Moreover some fields can be optional. In this case you will probably want to create several overloaded constructors with different number of parameters. To avoid dupplicate assignemnt code it is common technique to use so called telescopic constructors

Few FAQ’s
Is using JavaBeans for data storage a bad practice and should be avoided, or is it perfectly safe?
No, is not a bad practice. Is not perfectly safe either. Depends on the situation.

The problem with mutable objects ( not with JavaBeans per se ) is using different threads to access them.

You have to synchronize the access to avoid one thread modify the object while other is accessing it.

Immutable objects doesn’t have this problem, because, .. well they can’t change, and thus, you don’t have to synchronize anything.

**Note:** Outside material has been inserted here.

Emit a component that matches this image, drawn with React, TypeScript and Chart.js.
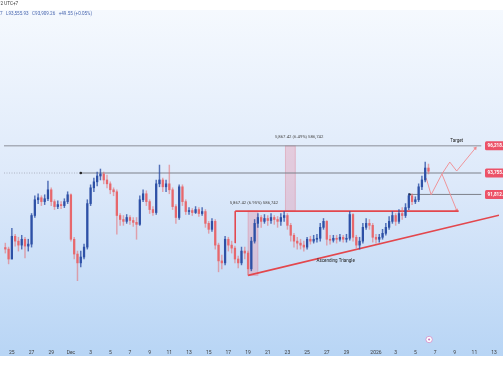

To make sure an object is immutable you have to declare your attributes as final.

class MyBean  {
    private final int i;
}

If you want to assign a reasonable value to MyBean.i you have to specify it in the constructor:

public MyBean( int i ) {
     this.i = i;
 }

Since the variable is final, you can’t use a setter. You can just provide a getter.

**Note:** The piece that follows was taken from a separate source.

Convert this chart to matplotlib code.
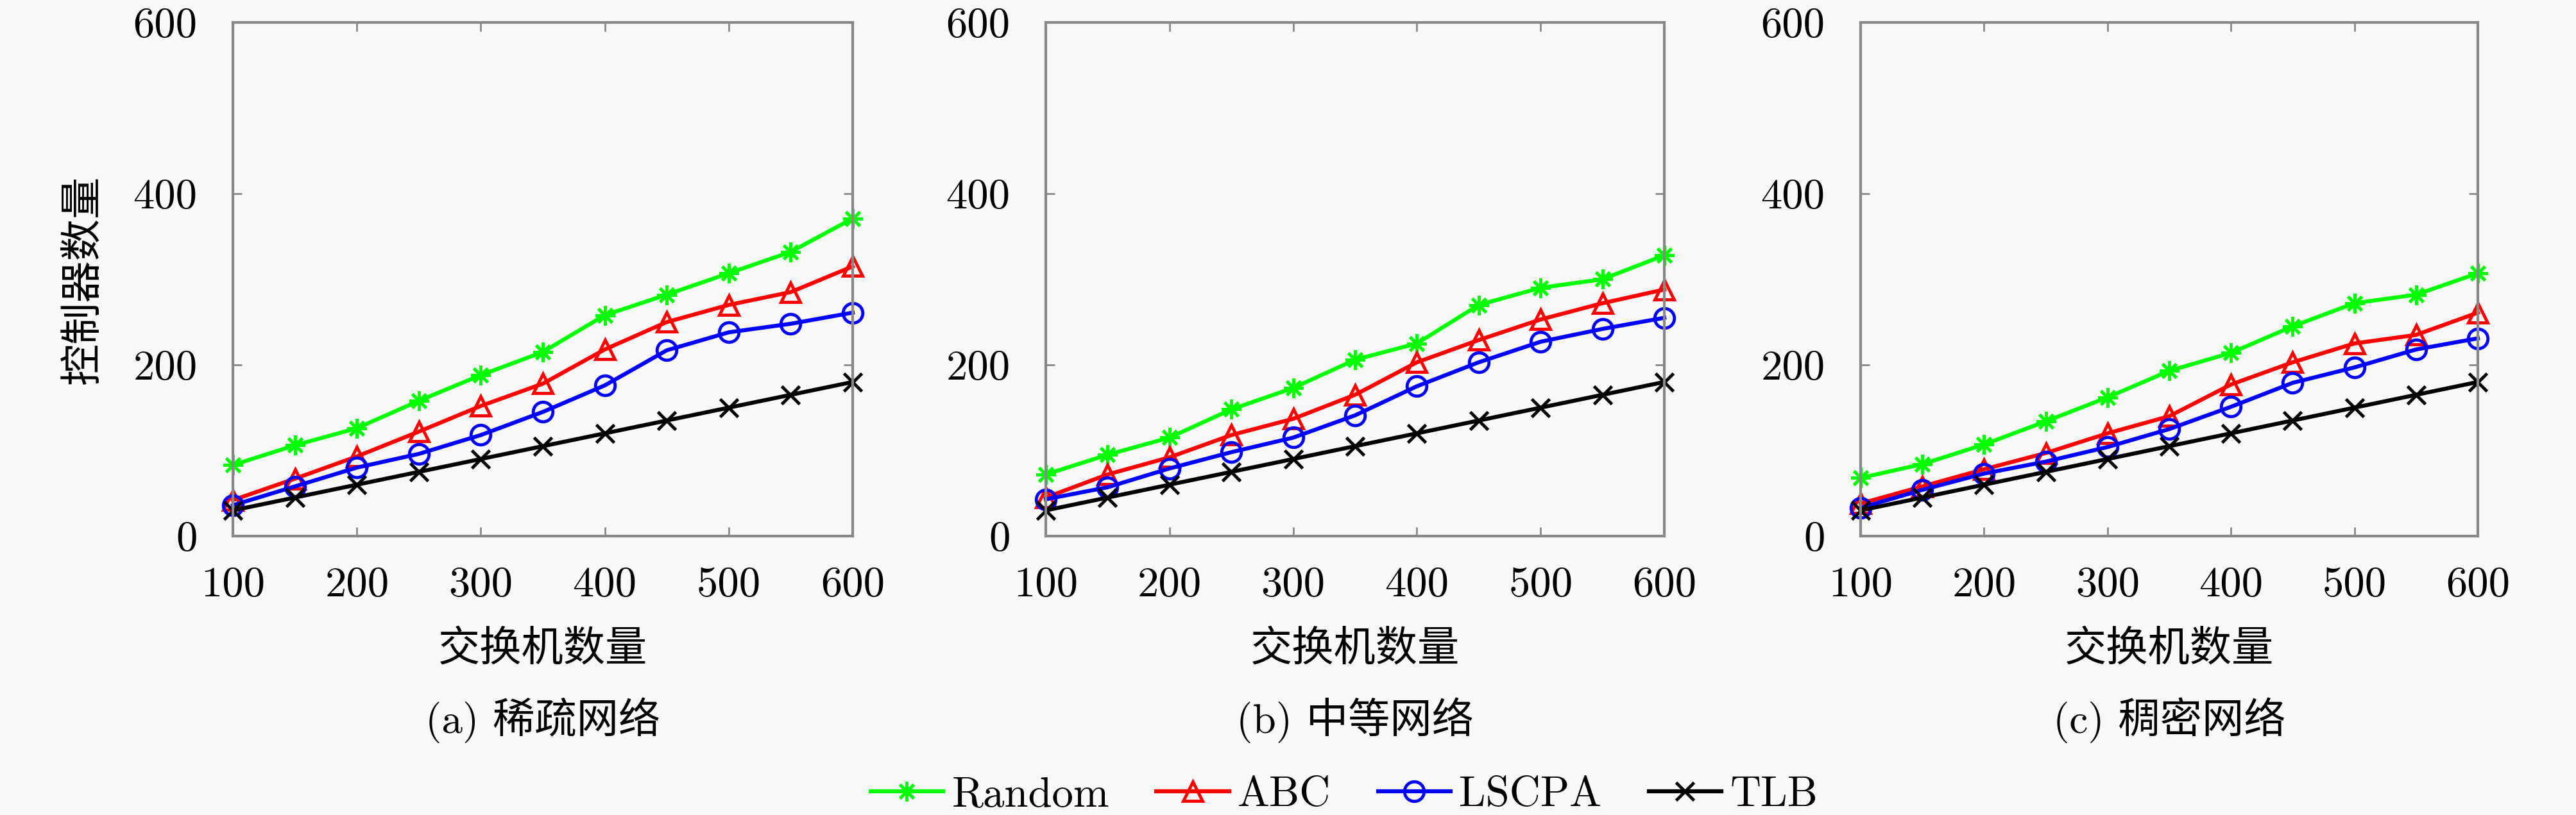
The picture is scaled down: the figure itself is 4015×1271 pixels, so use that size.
import numpy as np
import matplotlib
matplotlib.use('Agg')
import matplotlib.pyplot as plt

plt.rcParams['font.family'] = ['cmr10', 'Noto Sans CJK SC', 'DejaVu Sans']
plt.rcParams['axes.formatter.use_mathtext'] = True

# switch counts (x axis)
switches = [100, 150, 200, 250, 300, 350, 400, 450, 500, 550, 600]

# (a) sparse network
sparse_random = [83, 106, 126, 158, 188, 215, 258, 282, 307, 332, 371]
sparse_abc    = [42, 67, 93, 122, 152, 178, 218, 250, 270, 285, 315]
sparse_lscpa  = [36, 58, 80, 96, 118, 145, 176, 217, 238, 248, 261]
sparse_tlb    = [30, 45, 60, 75, 90, 105, 120, 135, 150, 165, 180]

# (b) medium network
medium_random = [72, 95, 115, 148, 173, 206, 225, 270, 290, 300, 328]
medium_abc    = [45, 72, 92, 118, 137, 165, 203, 229, 253, 272, 288]
medium_lscpa  = [43, 57, 79, 98, 115, 141, 175, 203, 227, 242, 255]
medium_tlb    = [30, 45, 60, 75, 90, 105, 120, 135, 150, 165, 180]

# (c) dense network
dense_random = [68, 84, 107, 134, 162, 193, 214, 245, 272, 282, 307]
dense_abc    = [38, 58, 78, 97, 120, 140, 177, 203, 225, 235, 261]
dense_lscpa  = [33, 54, 73, 87, 104, 125, 151, 179, 197, 218, 231]
dense_tlb    = [30, 45, 60, 75, 90, 105, 120, 135, 150, 165, 180]

panels = [
    ('(a) 稀疏网络', sparse_random, sparse_abc, sparse_lscpa, sparse_tlb),
    ('(b) 中等网络', medium_random, medium_abc, medium_lscpa, medium_tlb),
    ('(c) 稠密网络', dense_random, dense_abc, dense_lscpa, dense_tlb),
]
series_names = ['Random', 'ABC', 'LSCPA', 'TLB']
xticks = [100, 200, 300, 400, 500, 600]
yticks = [0, 200, 400, 600]

STYLE = {
    'Random': dict(color='#00ff00', marker=(8, 2, 0), markersize=22, markeredgewidth=3.5),
    'ABC':    dict(color='#ff0000', marker='^', markersize=22, markeredgewidth=3.5,
                   markerfacecolor='none'),
    'LSCPA':  dict(color='#0000ff', marker='o', markersize=22, markeredgewidth=3.5,
                   markerfacecolor='none'),
    'TLB':    dict(color='#000000', marker='x', markersize=20, markeredgewidth=3.5),
}

BG = '#f8f8f8'
FS = 47
fig = plt.figure(figsize=(40.16, 12.71), dpi=100, facecolor=BG)
lefts = [363, 1630, 2900]
widths = [966, 964, 962]
W, H = 4016, 1271
ax_bottom, ax_top = 836, 35

handles = None
for i, (cap, r, a, l, t) in enumerate(panels):
    ax = fig.add_axes([lefts[i] / W, 1 - ax_bottom / H, widths[i] / W,
                       (ax_bottom - ax_top) / H], facecolor=BG)
    lines = []
    for name, vals in zip(series_names, [r, a, l, t]):
        ln, = ax.plot(switches, vals, linewidth=4.5, label=name, **STYLE[name])
        lines.append(ln)
    if handles is None:
        handles = lines
    ax.set_xlim(100, 600)
    ax.set_ylim(0, 600)
    ax.set_xticks(xticks)
    ax.set_xticklabels([str(v) for v in xticks])
    ax.set_yticks(yticks)
    ax.set_yticklabels([str(v) for v in yticks])
    ax.tick_params(direction='in', length=10, width=2, color='#888888',
                   top=True, right=True, labelsize=48)
    ax.tick_params(axis='x', pad=34)
    ax.tick_params(axis='y', pad=40)
    for sp in ax.spines.values():
        sp.set_color('#888888')
        sp.set_linewidth(3)
    for ln in lines:
        ln.set_clip_on(False)
    ax.set_xlabel('交换机数量', fontsize=FS)
    ax.xaxis.set_label_coords(0.5, -0.221)
    ax.xaxis.label.set_va('center')
    ax.text(0.5, -0.358, cap, transform=ax.transAxes, ha='center', va='center',
            fontsize=FS)
    if i == 0:
        ax.set_ylabel('控制器数量', fontsize=FS)
        ax.yaxis.set_label_coords(-0.241, 0.5)
        ax.yaxis.label.set_va('center')

fig.legend(handles, series_names, loc='center', bbox_to_anchor=(2095 / W, 1 - 1240 / H),
           ncol=4, frameon=False, fontsize=48, handlelength=1.7, handletextpad=0.2,
           columnspacing=1.1)

plt.savefig('out.png', dpi=100, facecolor=BG)
plt.close()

This is perfectly thread-safe and the best is, you don’t have to synchronize the access, because if two threads try to get the value of i they both will always see the value that was assigned on instantiation, you don’t have to synchronize anything.

Is not bad practice or good practice. Must of us have to work with a single thread, even in multithread environments like servlets.

How to set and change values if Immutable Objects
The Solution is to create immutable beans, and still provide a
bunch of setters is using Builders like

Setting Value

Employee e = new EmployeeBuilder()
                  .setName("Oscar")
                  .setLastName("Reyes")
                  .setAge(0x1F)
                  .setEmployeeId("123forme")
                  .build(); 

Which looks pretty similar to the regular setXyz used in regular beans with the benefit of using immutable data.

If you need to change one value, you can use a class method

Employee e = Employee.withName( e, "Mr. Oscar");

Which takes the existing object, and copy all the values, and set’s a new one….

public static EmployeeWithName( Employee e , String newName ){
      return new Employee( newName, e.lastName, e.age, e.employeeId );
}

But again, in a single thread model is perfectly safe to use getters/setters.